MSCI has noted improved accessibility for short-selling in South Korea’s stock market, raising hopes that the country could soon be added to the global index provider’s watchlist for a potential upgrade to developed market status. In its annual market accessibility review released Friday, MSCI upgraded South Korea’s short-selling rating to “+”, indicating no major issues but room for further improvements. This marks a notable shift from its previous “–” rating, which signaled the need for significant changes.
South Korea, currently classified as an emerging market by MSCI, has long pursued developed market recognition. The country took a major step in March by fully lifting its short-selling ban for the first time in five years, a move aimed at addressing one of the key concerns of foreign investors and MSCI.
Despite this progress, analysts remain cautious. Lee Jae-man of Hana Securities highlighted that South Korea still scores poorly in several subcategories compared to developed peers. As a result, the probability of being placed on MSCI’s observation list for reclassification in 2025 is considered less than 50%.

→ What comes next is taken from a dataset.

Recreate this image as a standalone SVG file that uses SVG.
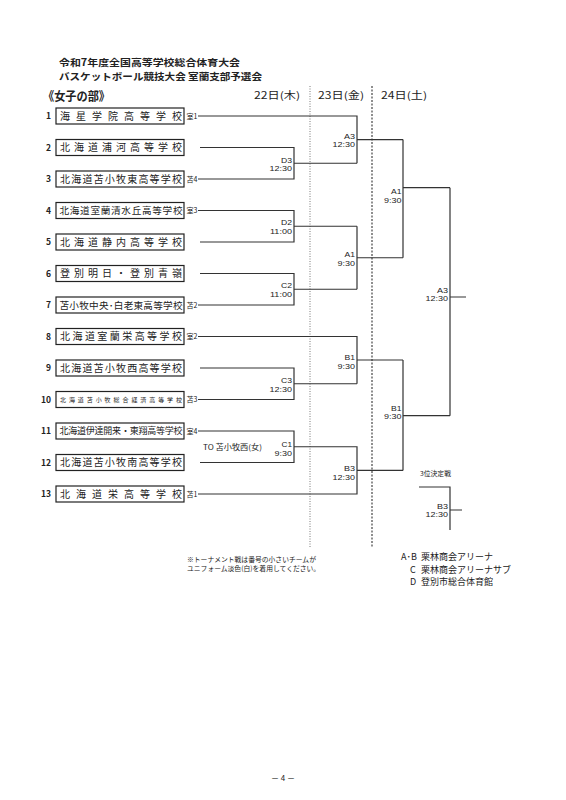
<svg xmlns="http://www.w3.org/2000/svg" width="566" height="800" viewBox="0 0 566 800">
<style>
.bg{fill:#fff}
.ln{stroke:#333;stroke-width:1.2;fill:none}
.box{fill:#fff;stroke:#222;stroke-width:1.2}
.jp{font-family:"Noto Sans CJK JP","Noto Sans",sans-serif;fill:#222}
.tm{font-size:10px}
.num{font-size:8.5px;font-weight:bold;text-anchor:end}
.ven{font-size:7px}
.lab{font-family:"Liberation Sans",Arial,sans-serif;font-size:7.7px;fill:#222;text-anchor:end}
.sm{font-size:6.8px}
.div1{stroke:#555;stroke-width:0.8;stroke-dasharray:1 1.5}
.div2{stroke:#444;stroke-width:1.2;stroke-dasharray:2 1.5}
</style>
<rect class="bg" x="0" y="0" width="566" height="800"/>
<g id="header">
<text class="jp" x="59" y="65.5" font-size="9.6" font-weight="bold" textLength="181" lengthAdjust="spacingAndGlyphs">令和7年度全国高等学校総合体育大会</text>
<text class="jp" x="59" y="79.5" font-size="9.6" font-weight="bold" textLength="203" lengthAdjust="spacingAndGlyphs">バスケットボール競技大会 室蘭支部予選会</text>
<text class="jp" x="43" y="100.5" font-size="12.5" font-weight="bold" textLength="67" lengthAdjust="spacingAndGlyphs">《女子の部》</text>
<text class="jp" x="254" y="99" font-size="10" textLength="46" lengthAdjust="spacingAndGlyphs">22日(木)</text>
<text class="jp" x="318" y="99" font-size="10" textLength="46" lengthAdjust="spacingAndGlyphs">23日(金)</text>
<text class="jp" x="381" y="99" font-size="10" textLength="46" lengthAdjust="spacingAndGlyphs">24日(土)</text>
</g>
<g id="dividers">
<line class="div1" x1="310" y1="86" x2="310" y2="548"/>
<line class="div2" x1="372" y1="86" x2="372" y2="548"/>
</g>
<g id="team1"><text class="jp num" x="51" y="119">1</text><rect class="box" x="56" y="108" width="128" height="16"/><text class="jp tm" x="60" y="119.5" textLength="122" lengthAdjust="spacing">海星学院高等学校</text><text class="jp ven" x="186.5" y="118.5">室1</text></g>
<g id="team2"><text class="jp num" x="51" y="150.5">2</text><rect class="box" x="56" y="139.5" width="128" height="16"/><text class="jp tm" x="60" y="151" textLength="122" lengthAdjust="spacing">北海道浦河高等学校</text></g>
<g id="team3"><text class="jp num" x="51" y="182">3</text><rect class="box" x="56" y="171" width="128" height="16"/><text class="jp tm" x="60" y="182.5" textLength="122" lengthAdjust="spacing">北海道苫小牧東高等学校</text><text class="jp ven" x="186.5" y="181.5">苫4</text></g>
<g id="team4"><text class="jp num" x="51" y="213.5">4</text><rect class="box" x="56" y="202.5" width="128" height="16"/><text class="jp" font-size="9.6" x="59.5" y="214" textLength="123" lengthAdjust="spacing">北海道室蘭清水丘高等学校</text><text class="jp ven" x="186.5" y="213">室3</text></g>
<g id="team5"><text class="jp num" x="51" y="245">5</text><rect class="box" x="56" y="234" width="128" height="16"/><text class="jp tm" x="60" y="245.5" textLength="122" lengthAdjust="spacing">北海道静内高等学校</text></g>
<g id="team6"><text class="jp num" x="51" y="276.5">6</text><rect class="box" x="56" y="265.5" width="128" height="16"/><text class="jp tm" x="60" y="277" textLength="122" lengthAdjust="spacing">登別明日・登別青嶺</text></g>
<g id="team7"><text class="jp num" x="51" y="308">7</text><rect class="box" x="56" y="297" width="128" height="16"/><text class="jp" font-size="9.6" x="59.5" y="308.5" textLength="123" lengthAdjust="spacing">苫小牧中央･白老東高等学校</text><text class="jp ven" x="186.5" y="307.5">苫2</text></g>
<g id="team8"><text class="jp num" x="51" y="339.5">8</text><rect class="box" x="56" y="328.5" width="128" height="16"/><text class="jp tm" x="60" y="340" textLength="122" lengthAdjust="spacing">北海道室蘭栄高等学校</text><text class="jp ven" x="186.5" y="339">室2</text></g>
<g id="team9"><text class="jp num" x="51" y="371">9</text><rect class="box" x="56" y="360" width="128" height="16"/><text class="jp tm" x="60" y="371.5" textLength="122" lengthAdjust="spacing">北海道苫小牧西高等学校</text></g>
<g id="team10"><text class="jp num" x="51" y="402.5">10</text><rect class="box" x="56" y="391.5" width="128" height="16"/><text class="jp" font-size="6" x="60" y="401.8" textLength="122" lengthAdjust="spacing">北海道苫小牧総合経済高等学校</text><text class="jp ven" x="186.5" y="402">苫3</text></g>
<g id="team11"><text class="jp num" x="51" y="434">11</text><rect class="box" x="56" y="423" width="128" height="16"/><text class="jp" font-size="9" x="59.5" y="434.3" textLength="123" lengthAdjust="spacing">北海道伊達開来・東翔高等学校</text><text class="jp ven" x="186.5" y="433.5">室4</text></g>
<g id="team12"><text class="jp num" x="51" y="465.5">12</text><rect class="box" x="56" y="454.5" width="128" height="16"/><text class="jp tm" x="60" y="466" textLength="122" lengthAdjust="spacing">北海道苫小牧南高等学校</text></g>
<g id="team13"><text class="jp num" x="51" y="497">13</text><rect class="box" x="56" y="486" width="128" height="16"/><text class="jp tm" x="60" y="497.5" textLength="122" lengthAdjust="spacing">北海道栄高等学校</text><text class="jp ven" x="186.5" y="496.5">苫1</text></g>
<g id="connectors">
<path class="ln" d="M198,116 H357 V163.25 M357,139.6 H403"/>
<path class="ln" d="M200,147.5 H294 V179 H198 M294,163.25 H357"/>
<path class="ln" d="M198,210.5 H294 V242 H200 M294,226.25 H357"/>
<path class="ln" d="M200,273.5 H294 V305 H198 M294,289.25 H357"/>
<path class="ln" d="M357,226.25 V289.25 M357,257.75 H403"/>
<path class="ln" d="M403,139.6 V257.75 M403,187.7 H450"/>
<path class="ln" d="M198,336.5 H357 V383.75 M357,360 H403"/>
<path class="ln" d="M200,368 H294 V399.5 H198 M294,383.75 H357"/>
<path class="ln" d="M198,431 H294 V462.5 H200 M294,446.75 H357 V494 H198 M357,470.4 H403"/>
<path class="ln" d="M403,360 V470.4 M403,415.7 H450"/>
<path class="ln" d="M450,187.7 V415.7 M450,297 H466"/>
<path class="ln" d="M419,487 H450 V530 M450,510 H462"/>
</g>
<g id="labels">
<text class="lab" x="292" y="162.5" textLength="11" lengthAdjust="spacingAndGlyphs">D3</text><text class="lab" x="292" y="171.3" textLength="22.5" lengthAdjust="spacingAndGlyphs">12:30</text>
<text class="lab" x="292" y="225" textLength="11" lengthAdjust="spacingAndGlyphs">D2</text><text class="lab" x="292" y="233.8" textLength="22" lengthAdjust="spacingAndGlyphs">11:00</text>
<text class="lab" x="292" y="288" textLength="11" lengthAdjust="spacingAndGlyphs">C2</text><text class="lab" x="292" y="296.8" textLength="22" lengthAdjust="spacingAndGlyphs">11:00</text>
<text class="lab" x="292" y="383" textLength="11" lengthAdjust="spacingAndGlyphs">C3</text><text class="lab" x="292" y="391.8" textLength="22.5" lengthAdjust="spacingAndGlyphs">12:30</text>
<text class="lab" x="292" y="447" textLength="10.5" lengthAdjust="spacingAndGlyphs">C1</text><text class="lab" x="292" y="455.8" textLength="17.5" lengthAdjust="spacingAndGlyphs">9:30</text>
<text class="lab" x="355" y="138.5" textLength="11" lengthAdjust="spacingAndGlyphs">A3</text><text class="lab" x="355" y="147.3" textLength="22.5" lengthAdjust="spacingAndGlyphs">12:30</text>
<text class="lab" x="355" y="257" textLength="10.5" lengthAdjust="spacingAndGlyphs">A1</text><text class="lab" x="355" y="265.8" textLength="17.5" lengthAdjust="spacingAndGlyphs">9:30</text>
<text class="lab" x="355" y="360" textLength="10.5" lengthAdjust="spacingAndGlyphs">B1</text><text class="lab" x="355" y="368.8" textLength="17.5" lengthAdjust="spacingAndGlyphs">9:30</text>
<text class="lab" x="355" y="471" textLength="11" lengthAdjust="spacingAndGlyphs">B3</text><text class="lab" x="355" y="479.8" textLength="22.5" lengthAdjust="spacingAndGlyphs">12:30</text>
<text class="lab" x="401.5" y="194" textLength="10.5" lengthAdjust="spacingAndGlyphs">A1</text><text class="lab" x="401.5" y="202.8" textLength="17.5" lengthAdjust="spacingAndGlyphs">9:30</text>
<text class="lab" x="401.5" y="410.5" textLength="10.5" lengthAdjust="spacingAndGlyphs">B1</text><text class="lab" x="401.5" y="419.3" textLength="17.5" lengthAdjust="spacingAndGlyphs">9:30</text>
<text class="lab" x="448" y="292.5" textLength="11" lengthAdjust="spacingAndGlyphs">A3</text><text class="lab" x="448" y="301.3" textLength="22.5" lengthAdjust="spacingAndGlyphs">12:30</text>
<text class="lab" x="448" y="508.5" textLength="11" lengthAdjust="spacingAndGlyphs">B3</text><text class="lab" x="448" y="517.3" textLength="22.5" lengthAdjust="spacingAndGlyphs">12:30</text>
<text class="jp" font-size="7.5" x="203" y="450" textLength="59" lengthAdjust="spacingAndGlyphs">TO  苫小牧西(女)</text>
<text class="jp sm" x="420" y="475.5">3位決定戦</text>
</g>
<g id="notes">
<text class="jp" font-size="6.8" x="187" y="562">※トーナメント戦は番号の小さいチームが</text>
<text class="jp" font-size="6.8" x="187" y="570.5">ユニフォーム淡色(白)を着用してください。</text>
<text class="jp" font-size="9" x="401" y="560">A･B</text><text class="jp" font-size="9" x="421" y="560">栗林商会アリーナ</text>
<text class="jp" font-size="9" x="410" y="572.5">C</text><text class="jp" font-size="9" x="421" y="572.5">栗林商会アリーナサブ</text>
<text class="jp" font-size="9" x="410" y="584.5">D</text><text class="jp" font-size="9" x="421" y="584.5">登別市総合体育館</text>
<text class="jp" font-size="8" x="283" y="781" text-anchor="middle">－ 4 －</text>
</g>
</svg>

Still, investor sentiment has been strong. The benchmark KOSPI index has surged 24% year-to-date, making it the top-performing Asian stock market in 2025, driven by political stability and hopes for corporate reform.
Elsewhere, MSCI stated that Argentina has eased some capital flow restrictions but still falls short of emerging market criteria, remaining classified as a Standalone Market. Bulgaria’s status update is expected on June 24, with speculation it may be reclassified to Frontier Market status.
A potential MSCI upgrade for South Korea could bring substantial foreign capital inflows, but full alignment with developed market standards remains a work in progress.